## ENTRIES SHOWN

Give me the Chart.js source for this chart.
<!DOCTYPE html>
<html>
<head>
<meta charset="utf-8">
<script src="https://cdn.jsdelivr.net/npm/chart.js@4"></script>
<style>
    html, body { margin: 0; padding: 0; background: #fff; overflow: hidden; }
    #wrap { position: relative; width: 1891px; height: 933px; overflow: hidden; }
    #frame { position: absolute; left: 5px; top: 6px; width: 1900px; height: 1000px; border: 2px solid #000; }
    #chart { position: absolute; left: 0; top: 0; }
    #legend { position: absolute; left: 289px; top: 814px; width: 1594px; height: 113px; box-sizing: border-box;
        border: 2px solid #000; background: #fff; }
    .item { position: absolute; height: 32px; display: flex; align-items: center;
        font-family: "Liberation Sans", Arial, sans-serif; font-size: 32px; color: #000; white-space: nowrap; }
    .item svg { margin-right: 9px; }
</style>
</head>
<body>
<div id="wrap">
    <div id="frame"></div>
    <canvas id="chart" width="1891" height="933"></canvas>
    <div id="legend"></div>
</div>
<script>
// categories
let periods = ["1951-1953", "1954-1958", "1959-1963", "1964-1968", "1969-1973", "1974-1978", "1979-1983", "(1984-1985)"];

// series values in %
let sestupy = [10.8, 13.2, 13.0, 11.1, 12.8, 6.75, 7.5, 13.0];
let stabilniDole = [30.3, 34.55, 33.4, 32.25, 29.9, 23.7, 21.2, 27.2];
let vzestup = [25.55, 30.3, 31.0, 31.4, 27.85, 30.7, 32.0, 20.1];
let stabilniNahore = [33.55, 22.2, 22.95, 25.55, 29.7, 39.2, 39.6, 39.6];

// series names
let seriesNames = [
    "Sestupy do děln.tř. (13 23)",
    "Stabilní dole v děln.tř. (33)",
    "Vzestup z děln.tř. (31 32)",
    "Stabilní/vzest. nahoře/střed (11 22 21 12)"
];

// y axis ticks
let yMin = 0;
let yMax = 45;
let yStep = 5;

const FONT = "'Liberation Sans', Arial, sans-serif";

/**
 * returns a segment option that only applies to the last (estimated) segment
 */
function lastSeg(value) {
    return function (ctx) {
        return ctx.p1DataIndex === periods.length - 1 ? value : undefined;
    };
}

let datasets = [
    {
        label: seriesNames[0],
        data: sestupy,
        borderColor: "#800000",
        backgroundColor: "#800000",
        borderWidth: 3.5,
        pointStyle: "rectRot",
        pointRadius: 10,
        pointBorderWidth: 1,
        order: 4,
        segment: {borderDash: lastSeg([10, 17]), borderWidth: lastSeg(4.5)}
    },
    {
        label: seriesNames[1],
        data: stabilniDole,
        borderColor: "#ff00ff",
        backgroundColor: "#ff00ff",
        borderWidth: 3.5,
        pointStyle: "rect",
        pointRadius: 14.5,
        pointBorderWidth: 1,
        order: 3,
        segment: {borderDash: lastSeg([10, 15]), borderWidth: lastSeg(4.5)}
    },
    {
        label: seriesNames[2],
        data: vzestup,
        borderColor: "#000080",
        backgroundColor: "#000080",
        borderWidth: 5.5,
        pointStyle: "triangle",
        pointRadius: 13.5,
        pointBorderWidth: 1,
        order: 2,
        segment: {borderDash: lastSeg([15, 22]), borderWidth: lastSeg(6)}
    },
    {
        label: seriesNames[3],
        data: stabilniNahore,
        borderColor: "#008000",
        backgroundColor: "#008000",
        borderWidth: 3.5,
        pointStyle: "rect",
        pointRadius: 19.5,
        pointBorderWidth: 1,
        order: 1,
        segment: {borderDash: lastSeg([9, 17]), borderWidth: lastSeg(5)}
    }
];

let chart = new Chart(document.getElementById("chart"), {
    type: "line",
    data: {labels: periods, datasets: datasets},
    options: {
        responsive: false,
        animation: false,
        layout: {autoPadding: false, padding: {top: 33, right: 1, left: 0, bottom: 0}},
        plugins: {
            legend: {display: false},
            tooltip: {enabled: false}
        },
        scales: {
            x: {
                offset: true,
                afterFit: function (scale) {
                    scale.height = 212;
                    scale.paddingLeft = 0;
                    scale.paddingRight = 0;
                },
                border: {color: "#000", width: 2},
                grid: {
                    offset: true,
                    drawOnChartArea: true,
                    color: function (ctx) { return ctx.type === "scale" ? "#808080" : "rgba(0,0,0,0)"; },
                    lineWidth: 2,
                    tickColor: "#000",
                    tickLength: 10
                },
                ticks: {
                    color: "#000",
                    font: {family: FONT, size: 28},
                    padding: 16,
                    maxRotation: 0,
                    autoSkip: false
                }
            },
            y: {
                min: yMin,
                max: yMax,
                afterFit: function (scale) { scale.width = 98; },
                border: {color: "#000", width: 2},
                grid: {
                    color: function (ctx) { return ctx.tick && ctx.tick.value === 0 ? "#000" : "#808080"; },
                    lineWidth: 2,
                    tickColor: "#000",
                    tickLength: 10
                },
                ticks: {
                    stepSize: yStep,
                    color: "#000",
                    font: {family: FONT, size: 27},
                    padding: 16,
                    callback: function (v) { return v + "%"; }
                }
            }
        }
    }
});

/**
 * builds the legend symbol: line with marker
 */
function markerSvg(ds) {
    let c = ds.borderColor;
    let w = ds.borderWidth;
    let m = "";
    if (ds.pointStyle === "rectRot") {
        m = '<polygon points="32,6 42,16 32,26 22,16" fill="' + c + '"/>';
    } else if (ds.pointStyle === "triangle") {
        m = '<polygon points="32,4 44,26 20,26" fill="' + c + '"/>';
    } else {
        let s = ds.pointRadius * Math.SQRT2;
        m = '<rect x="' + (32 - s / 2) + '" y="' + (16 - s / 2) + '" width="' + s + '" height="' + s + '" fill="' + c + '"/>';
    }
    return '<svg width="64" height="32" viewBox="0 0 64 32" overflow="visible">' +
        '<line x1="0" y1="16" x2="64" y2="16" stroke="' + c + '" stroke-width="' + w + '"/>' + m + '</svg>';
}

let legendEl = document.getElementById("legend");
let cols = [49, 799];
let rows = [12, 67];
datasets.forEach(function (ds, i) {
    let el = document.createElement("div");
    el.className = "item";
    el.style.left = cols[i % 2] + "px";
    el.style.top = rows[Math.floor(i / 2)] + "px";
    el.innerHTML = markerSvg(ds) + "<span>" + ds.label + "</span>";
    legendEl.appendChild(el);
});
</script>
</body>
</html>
---
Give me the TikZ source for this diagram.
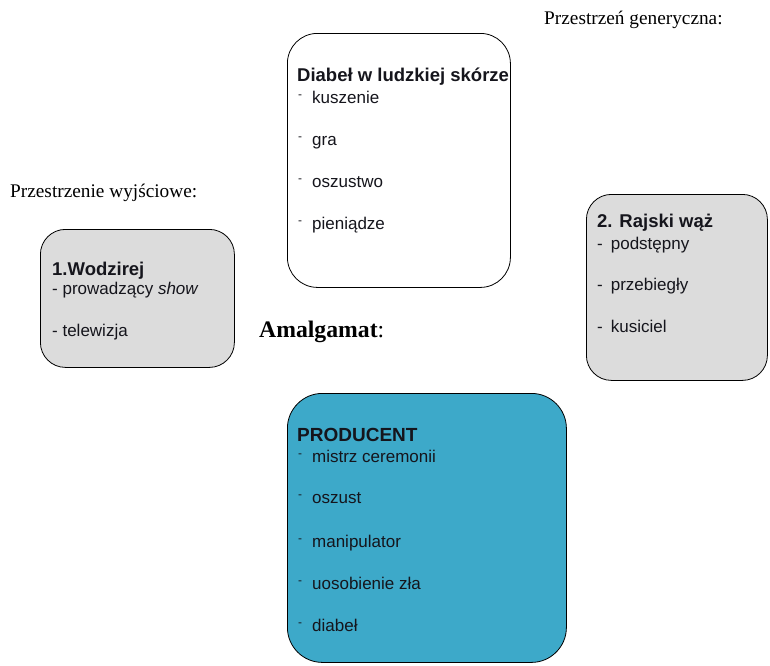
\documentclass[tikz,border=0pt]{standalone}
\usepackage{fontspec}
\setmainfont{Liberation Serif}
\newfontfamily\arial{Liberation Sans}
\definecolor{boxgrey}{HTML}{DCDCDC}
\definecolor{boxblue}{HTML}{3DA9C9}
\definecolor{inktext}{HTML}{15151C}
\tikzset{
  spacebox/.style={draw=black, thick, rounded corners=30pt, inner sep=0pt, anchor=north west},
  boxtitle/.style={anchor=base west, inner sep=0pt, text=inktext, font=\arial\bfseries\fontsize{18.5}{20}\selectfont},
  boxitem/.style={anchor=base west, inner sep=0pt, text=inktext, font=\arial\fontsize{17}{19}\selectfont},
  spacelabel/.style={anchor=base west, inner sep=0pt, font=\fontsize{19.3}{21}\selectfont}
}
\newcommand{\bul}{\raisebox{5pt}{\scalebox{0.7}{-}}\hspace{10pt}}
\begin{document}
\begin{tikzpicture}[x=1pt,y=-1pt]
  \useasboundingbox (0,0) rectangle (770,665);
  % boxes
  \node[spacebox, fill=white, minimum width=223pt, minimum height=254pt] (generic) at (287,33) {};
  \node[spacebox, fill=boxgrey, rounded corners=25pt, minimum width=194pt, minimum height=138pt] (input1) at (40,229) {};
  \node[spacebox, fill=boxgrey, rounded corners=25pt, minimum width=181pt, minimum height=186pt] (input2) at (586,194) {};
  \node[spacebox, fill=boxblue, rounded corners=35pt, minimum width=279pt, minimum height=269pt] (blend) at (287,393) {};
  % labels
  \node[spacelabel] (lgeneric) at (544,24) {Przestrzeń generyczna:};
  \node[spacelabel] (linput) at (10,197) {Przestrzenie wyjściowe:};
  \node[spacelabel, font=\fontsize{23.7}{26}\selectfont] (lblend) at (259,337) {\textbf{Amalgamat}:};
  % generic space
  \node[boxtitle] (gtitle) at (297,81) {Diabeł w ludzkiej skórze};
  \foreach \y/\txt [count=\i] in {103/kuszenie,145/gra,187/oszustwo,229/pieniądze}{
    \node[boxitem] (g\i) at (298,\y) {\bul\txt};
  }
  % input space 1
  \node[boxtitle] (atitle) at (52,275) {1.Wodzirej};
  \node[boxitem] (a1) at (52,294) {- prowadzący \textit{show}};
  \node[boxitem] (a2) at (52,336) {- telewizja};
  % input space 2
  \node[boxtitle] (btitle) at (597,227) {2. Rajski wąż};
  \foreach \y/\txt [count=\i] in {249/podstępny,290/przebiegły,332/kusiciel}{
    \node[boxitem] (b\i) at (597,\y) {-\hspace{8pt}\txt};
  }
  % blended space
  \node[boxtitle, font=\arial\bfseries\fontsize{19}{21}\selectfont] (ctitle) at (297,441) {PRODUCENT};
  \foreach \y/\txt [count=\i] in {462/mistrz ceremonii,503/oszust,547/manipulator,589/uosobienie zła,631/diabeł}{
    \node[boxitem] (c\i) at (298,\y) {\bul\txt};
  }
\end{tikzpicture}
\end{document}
* * *
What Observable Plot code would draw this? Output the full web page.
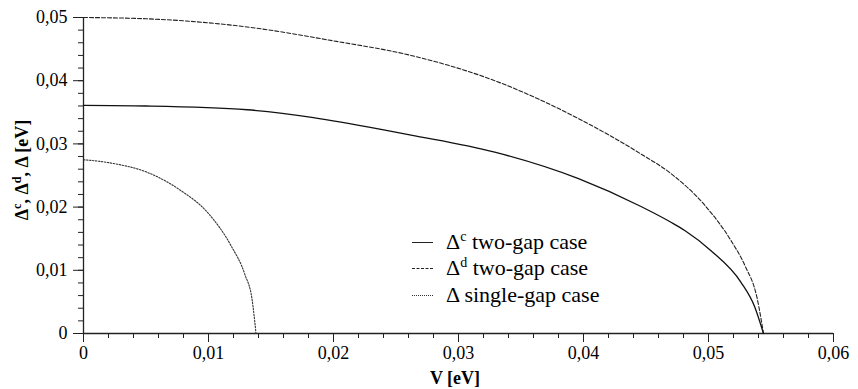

## WHAT NEEDS TO BE DONE
Reply with nothing but a number: how many lines of the entries above contain the string "source"?

## RIGHT ANSWER
2